Borrowers using trusts warned

Mortgage Rates

Thousands of mortgage customers with trusts are creating gift duty liabilities for themselves without even realising it, the chief executive of a trust management company says.

Mark Maxwell of Integrity Trust says these people are often unwittingly increasing the chances of their trust being challenged as a sham.

Splitting mortgages between a fixed rate mortgage and a revolving credit facility has become an increasingly popular trend over recent years. These facilities work by allowing customers to deposit money as it is received then withdrawing it as required. As well as providing the flexibility to redraw from ones mortgage there can be significant interest savings over the term of a mortgage for those disciplined enough to manage them well.

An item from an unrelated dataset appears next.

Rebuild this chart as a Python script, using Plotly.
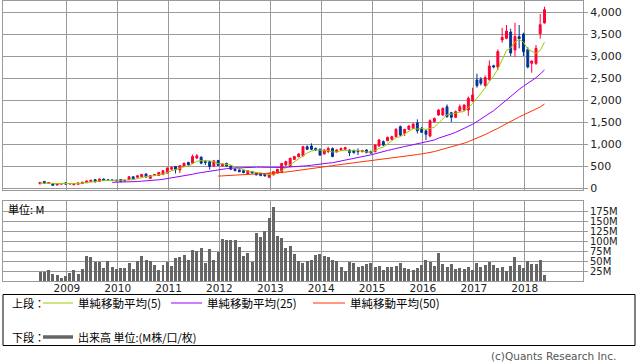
import plotly.graph_objects as go
import pandas as pd

# ---------------- data ----------------
start_month = "2008-07-01"
n_months = 120
# closes before the first visible month (used only for moving averages)
pre_close = [165, 150, 140, 125, 110, 100, 95]

opens = [95, 150, 105, 100, 68, 88, 115, 90, 72, 85, 100, 120, 145, 190, 150, 205, 188, 182, 178, 195,
         175, 195, 255, 245, 260, 320, 220, 285, 285, 305, 340, 430, 490, 410, 490, 580, 565, 680, 700, 600,
         600, 500, 625, 505, 560, 500, 430, 410, 395, 320, 375, 350, 335, 310, 245, 298, 335, 350, 525, 490,
         650, 710, 730, 940, 955, 900, 880, 775, 830, 900, 825, 865, 880, 865, 850, 848, 826, 865, 830, 826,
         955, 1055, 1076, 1106, 1167, 1395, 1242, 1333, 1356, 1480, 1356, 1300, 1182, 1508, 1659, 1659, 1848, 1712, 1606, 1750,
         1773, 1773, 1977, 2455, 2470, 2330, 2460, 2780, 2750, 3364, 3402, 3545, 3136, 3440, 3500, 3150, 2833, 2833, 3508, 3750]
highs = [135, 158, 130, 105, 105, 108, 135, 110, 100, 120, 140, 170, 185, 200, 215, 215, 200, 195, 190, 205,
         190, 270, 265, 290, 320, 330, 290, 320, 365, 400, 465, 490, 500, 520, 575, 600, 760, 770, 720, 640,
         620, 630, 640, 560, 575, 520, 445, 420, 405, 400, 390, 360, 345, 320, 340, 380, 430, 570, 620, 690,
         730, 790, 960, 970, 1015, 920, 900, 880, 940, 920, 880, 920, 935, 880, 870, 900, 870, 880, 850, 990,
         1110, 1080, 1170, 1190, 1360, 1420, 1345, 1430, 1480, 1560, 1390, 1320, 1560, 1600, 1790, 1830, 1900, 1730, 1760, 1900,
         1900, 2080, 2280, 2600, 2520, 2560, 2900, 2800, 3150, 3640, 3705, 3620, 3757, 3705, 3530, 3200, 2900, 3250, 3955, 4120]
lows = [88, 100, 95, 55, 60, 80, 80, 82, 65, 80, 95, 115, 135, 130, 145, 160, 160, 165, 150, 140,
        150, 185, 200, 235, 250, 240, 210, 275, 280, 295, 330, 400, 330, 340, 480, 510, 555, 660, 540, 520,
        420, 480, 500, 490, 490, 415, 380, 360, 335, 300, 330, 290, 270, 262, 225, 290, 325, 340, 500, 480,
        640, 700, 720, 860, 860, 840, 730, 760, 790, 700, 800, 840, 860, 725, 780, 750, 810, 790, 770, 810,
        940, 950, 1060, 1090, 1150, 1180, 1180, 1320, 1340, 1240, 1250, 1090, 1150, 1490, 1640, 1640, 1600, 1500, 1590, 1740,
        1760, 1640, 1960, 2280, 2330, 2300, 2440, 2720, 2680, 3300, 3380, 3000, 2985, 3174, 3000, 2720, 2621, 2800, 3394, 3740]
closes = [128, 108, 125, 62, 98, 102, 92, 102, 95, 115, 132, 160, 178, 140, 205, 170, 172, 176, 168, 150,
          165, 255, 210, 278, 310, 250, 282, 305, 355, 395, 455, 465, 420, 505, 565, 530, 715, 735, 565, 580,
          490, 620, 515, 545, 500, 425, 395, 370, 350, 395, 342, 298, 282, 275, 335, 372, 425, 560, 600, 675,
          715, 775, 940, 880, 880, 865, 750, 865, 900, 715, 865, 900, 918, 805, 805, 828, 848, 803, 800, 977,
          1091, 977, 1150, 1167, 1333, 1205, 1333, 1409, 1454, 1300, 1265, 1220, 1530, 1583, 1773, 1810, 1621, 1606, 1735, 1848,
          1886, 2038, 2114, 2326, 2379, 2510, 2773, 2750, 3100, 3424, 3568, 3068, 3440, 3394, 3100, 2750, 2886, 3174, 3712, 4053]
# volume in millions
volume = [23, 23, 28, 18, 15, 7, 12, 20, 28, 18, 30, 62, 60, 48, 48, 32, 50, 36, 30, 32,
          32, 45, 30, 49, 62, 52, 51, 40, 28, 40, 48, 38, 58, 60, 65, 52, 77, 75, 82, 46,
          80, 52, 72, 105, 102, 102, 102, 85, 62, 70, 48, 120, 110, 125, 157, 185, 112, 107, 82, 87,
          67, 49, 46, 49, 52, 65, 67, 62, 60, 52, 49, 35, 24, 47, 45, 35, 37, 42, 45, 35,
          37, 27, 35, 35, 37, 45, 32, 30, 27, 32, 40, 52, 47, 37, 70, 42, 35, 42, 30, 32,
          30, 35, 27, 45, 35, 40, 47, 40, 32, 35, 25, 37, 60, 40, 32, 50, 42, 42, 52, 15]

years = list(range(2009, 2019))
price_ticks = list(range(0, 4001, 500))
volume_ticks = [25, 50, 75, 100, 125, 150, 175]
ma_periods = [5, 25, 50]
ma_colors = ["#99cc00", "#9900ff", "#ff3300"]
legend_upper_label = "上段："
legend_lower_label = "下段："
ma_labels = ["単純移動平均(5)", "単純移動平均(25)", "単純移動平均(50)"]
volume_label = "出来高 単位:(M株/口/枚)"
unit_label = "単位: M"
credit = "(c)Quants Research Inc."

# ---------------- derived ----------------
dates = pd.date_range(start_month, periods=n_months, freq="MS")
all_close = pd.Series(pre_close + closes)
n_pre = len(pre_close)
mas = []
for p in ma_periods:
    m = all_close.rolling(p).mean().iloc[n_pre:].tolist()
    mas.append([None if pd.isna(v) else v for v in m])

W, H = 638, 362
L, R, T, B = 3, 583, 1, 281
plot_w, plot_h = R - L, B - T


def px(x):
    return (x - L) / plot_w


def py(y):
    return (B - y) / plot_h


day_per_px = 30.44 / 4.24
base = pd.Timestamp(start_month)
x_range = [base - pd.Timedelta(days=(40 - L) * day_per_px),
           base + pd.Timedelta(days=(R - 40) * day_per_px)]
grid_vals = [f"{y}-01-10" for y in years]

UP, DOWN = "#ff0033", "#003399"
GRID = "#9a9a9a"
FONT = "DejaVu Sans, Noto Sans CJK JP, sans-serif"
CJK = "Noto Sans CJK JP, DejaVu Sans, sans-serif"

fig = go.Figure()
fig.add_trace(go.Candlestick(
    x=dates, open=opens, high=highs, low=lows, close=closes,
    increasing=dict(line=dict(color=UP, width=1), fillcolor=UP),
    decreasing=dict(line=dict(color=DOWN, width=1), fillcolor=DOWN),
    whiskerwidth=0, xaxis="x", yaxis="y", showlegend=False))
for m, c in zip(mas, ma_colors):
    fig.add_trace(go.Scatter(x=dates, y=m, mode="lines", line=dict(color=c, width=1),
                             xaxis="x", yaxis="y", showlegend=False, connectgaps=False))
fig.add_trace(go.Bar(x=dates, y=volume, marker=dict(color="#666666", line=dict(width=0)),
                     width=21.5 * 86400000, xaxis="x2", yaxis="y2", showlegend=False))

top_dom = [py(190), 1]
bot_dom = [0, py(201)]

axis_common = dict(showgrid=True, gridcolor=GRID, gridwidth=1, showline=True, linecolor=GRID,
                   linewidth=1, mirror=True, zeroline=False)

fig.update_layout(
    width=W, height=H, margin=dict(l=L, r=W - R, t=T, b=H - B),
    paper_bgcolor="white", plot_bgcolor="white",
    font=dict(family=FONT, size=11, color="#222"),
    bargap=0,
    xaxis=dict(domain=[0, 1], anchor="y", type="date", range=x_range, tickvals=grid_vals,
               showticklabels=False, ticks="", rangeslider=dict(visible=False), **axis_common),
    yaxis=dict(domain=top_dom, anchor="x", range=[-45, 4250], side="right", tickvals=price_ticks,
               tickformat=",", ticks="outside", ticklen=4, tickcolor=GRID,
               tickfont=dict(size=11), **axis_common),
    xaxis2=dict(domain=[0, 1], anchor="y2", type="date", matches="x", range=x_range,
                tickvals=grid_vals, ticktext=[str(y) for y in years], ticks="",
                ticklabelstandoff=-3, tickfont=dict(size=10.5), **axis_common),
    yaxis2=dict(domain=bot_dom, anchor="x2", range=[0, 200], side="right", tickvals=volume_ticks,
                ticktext=[f"{v}M" for v in volume_ticks], ticks="outside", ticklen=4, tickcolor=GRID,
                tickfont=dict(size=10), **axis_common),
)

shapes = []
annotations = []
# legend box
shapes.append(dict(type="rect", xref="paper", yref="paper", x0=px(3), x1=px(635), y0=py(294.5), y1=py(345.5),
                   line=dict(color="#000", width=1), fillcolor="rgba(0,0,0,0)"))
row1, row2 = 303, 337
annotations.append(dict(text=legend_upper_label, x=px(10), y=py(row1), xref="paper", yref="paper",
                        xanchor="left", yanchor="middle", showarrow=False, font=dict(family=CJK, size=11, color="#000")))
annotations.append(dict(text=legend_lower_label, x=px(10), y=py(row2), xref="paper", yref="paper",
                        xanchor="left", yanchor="middle", showarrow=False, font=dict(family=CJK, size=11, color="#000")))
line_x = [(43, 73), (171, 202), (313, 345)]
for (a, b), c, lab in zip(line_x, ma_colors, ma_labels):
    shapes.append(dict(type="line", xref="paper", yref="paper", x0=px(a), x1=px(b), y0=py(row1), y1=py(row1),
                       line=dict(color=c, width=1)))
    annotations.append(dict(text=lab, x=px(b + 3), y=py(row1), xref="paper", yref="paper",
                            xanchor="left", yanchor="middle", showarrow=False,
                            font=dict(family=CJK, size=11.5, color="#000")))
shapes.append(dict(type="line", xref="paper", yref="paper", x0=px(43), x1=px(73), y0=py(row2), y1=py(row2),
                   line=dict(color="#666666", width=3.5)))
annotations.append(dict(text=volume_label, x=px(76), y=py(row2), xref="paper", yref="paper",
                        xanchor="left", yanchor="middle", showarrow=False, font=dict(family=CJK, size=11, color="#000")))
annotations.append(dict(text=unit_label, x=px(6), y=py(209), xref="paper", yref="paper",
                        xanchor="left", yanchor="middle", showarrow=False, font=dict(family=CJK, size=11, color="#000")))
annotations.append(dict(text=credit, x=px(618), y=py(356), xref="paper", yref="paper",
                        xanchor="right", yanchor="middle", showarrow=False, font=dict(family=FONT, size=10.5, color="#555")))
fig.update_layout(shapes=shapes, annotations=annotations)

fig.write_html("out.html", config={"displayModeBar": False},
               post_script="document.body.style.margin='0';document.body.style.padding='0';")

With billions of dollars worth of fixed rate mortgages maturing over the coming months it is likely that some of this borrowing will be switched to revolving credit mortgages. When the mortgage involves a trust, care needs to be taken to structure things correctly and ensure that deposits and withdrawals are managed appropriately.

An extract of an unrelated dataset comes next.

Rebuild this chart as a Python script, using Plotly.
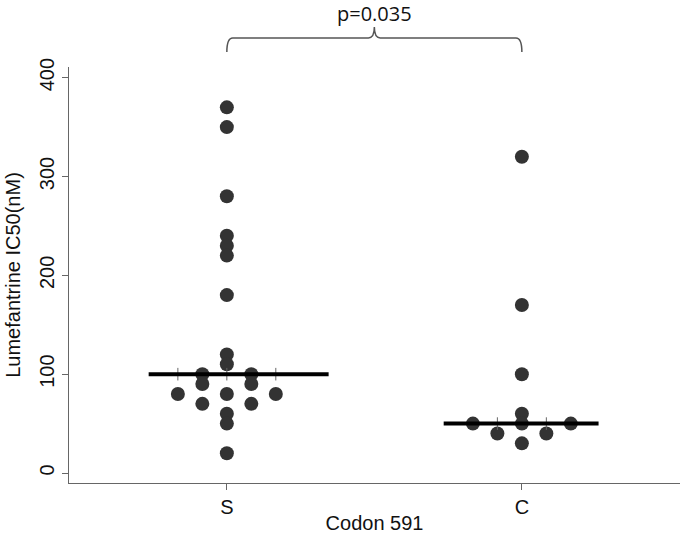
import numpy as np
import plotly.graph_objects as go

# Lumefantrine IC50 (nM) by codon 591 genotype
groups = ["S", "C"]
s_values = [370, 350, 280, 240, 230, 220, 180, 120, 110, 100, 100,
            90, 90, 80, 80, 80, 70, 70, 60, 50, 20]
c_values = [320, 170, 100, 60, 50, 50, 50, 40, 40, 30]
p_text = "p=0.035"

y_ticks = [0, 100, 200, 300, 400]

STEP = 0.083          # horizontal spacing of stacked dots
FONT = "Liberation Sans, Arial, sans-serif"
DOT = "#333333"


def dot_offsets(values):
    # spread equal values side by side, like a Stata dotplot
    vals = np.array(values)
    offs = np.zeros(len(vals))
    for v in np.unique(vals):
        idx = np.where(vals == v)[0]
        n = len(idx)
        for i, k in enumerate(idx):
            offs[k] = STEP * (2 * i - (n - 1))
    return offs


fig = go.Figure()

data = {"S": s_values, "C": c_values}
line_ext = {"S": (-0.265, 0.345), "C": (-0.265, 0.26)}
tick_slots = {"S": [-2, 0, 2], "C": [-1, 1]}

for gi, g in enumerate(groups):
    vals = data[g]
    xs = gi + dot_offsets(vals)
    fig.add_trace(go.Scatter(x=xs, y=vals, mode="markers",
                             marker=dict(size=14, color=DOT),
                             showlegend=False, hoverinfo="y"))

for gi, g in enumerate(groups):
    med = float(np.median(data[g]))
    # little ticks sitting on the median line
    fig.add_trace(go.Scatter(x=[gi + STEP * s for s in tick_slots[g]],
                             y=[med] * len(tick_slots[g]), mode="markers",
                             marker=dict(symbol="line-ns", size=9,
                                         line=dict(color="#666666", width=1)),
                             showlegend=False, hoverinfo="skip"))
    x0, x1 = line_ext[g]
    fig.add_trace(go.Scatter(x=[gi + x0, gi + x1], y=[med, med], mode="lines",
                             line=dict(color="black", width=4),
                             showlegend=False, hoverinfo="skip"))

# significance bracket between the groups
yb, yh, yn = 1.036, 1.070, 1.096
path = ("M 0,{b} Q 0,{h} 0.02,{h} L 0.48,{h} Q 0.5,{h} 0.5,{n} "
        "Q 0.5,{h} 0.52,{h} L 0.98,{h} Q 1,{h} 1,{b}").format(b=yb, h=yh, n=yn)
fig.add_shape(type="path", path=path, xref="x", yref="paper",
              line=dict(color="#555555", width=1.5))
fig.add_annotation(x=0.5, y=1.128, xref="x", yref="paper", text=p_text,
                   yanchor="middle", xanchor="center", borderpad=0,
                   showarrow=False, font=dict(family="Open Sans", size=20, color="#111111"))

fig.update_xaxes(range=[-0.535, 1.536], tickvals=[0, 1], ticktext=groups,
                 automargin=False,
                 showgrid=False, zeroline=False, showline=True,
                 linecolor="#666666", linewidth=1, ticks="outside", ticklen=6,
                 tickcolor="#666666",
                 title=dict(text="Codon 591", standoff=4,
                            font=dict(family=FONT, size=20, color="#111111")),
                 tickfont=dict(family=FONT, size=20, color="#111111"))
fig.update_yaxes(range=[-10.1, 410.8], tickvals=y_ticks, tickangle=-90,
                 automargin=False,
                 showgrid=False, zeroline=False, showline=True,
                 linecolor="#666666", linewidth=1, ticks="outside", ticklen=6,
                 tickcolor="#666666",
                 title=dict(text="Lumefantrine IC50(nM)", standoff=10,
                            font=dict(family=FONT, size=20, color="#111111")),
                 tickfont=dict(family=FONT, size=20, color="#111111"))

fig.update_layout(width=680, height=534,
                  margin=dict(l=69, r=0, t=67, b=51),
                  plot_bgcolor="white", paper_bgcolor="white")

# drop the page's default body margin so the figure sits at the corner
fig.write_html("out.html", config={"displayModeBar": False},
               post_script="document.body.style.margin='0px';")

Customers need to be aware that every deposit made to a revolving credit facility operated within a trust can be assessed as a gift unless it is documented otherwise. Gift duty becomes payable when total gifts exceed $27,000 each year and progressively increases until it reaches 25c per dollar gifted. For people already involved in gifting their home to the trust the duty liability can mount up very quickly.

“The lack of education by advisers around how trusts need to be managed after they are established is creating these risks and many others,” Maxwell says.

In addition to gift duty risks, trustees may also find they are providing those seeking to challenge a trust exactly the type of evidence they need to have the trust ruled a sham. This could prove to be far more costly than any duty liabilities.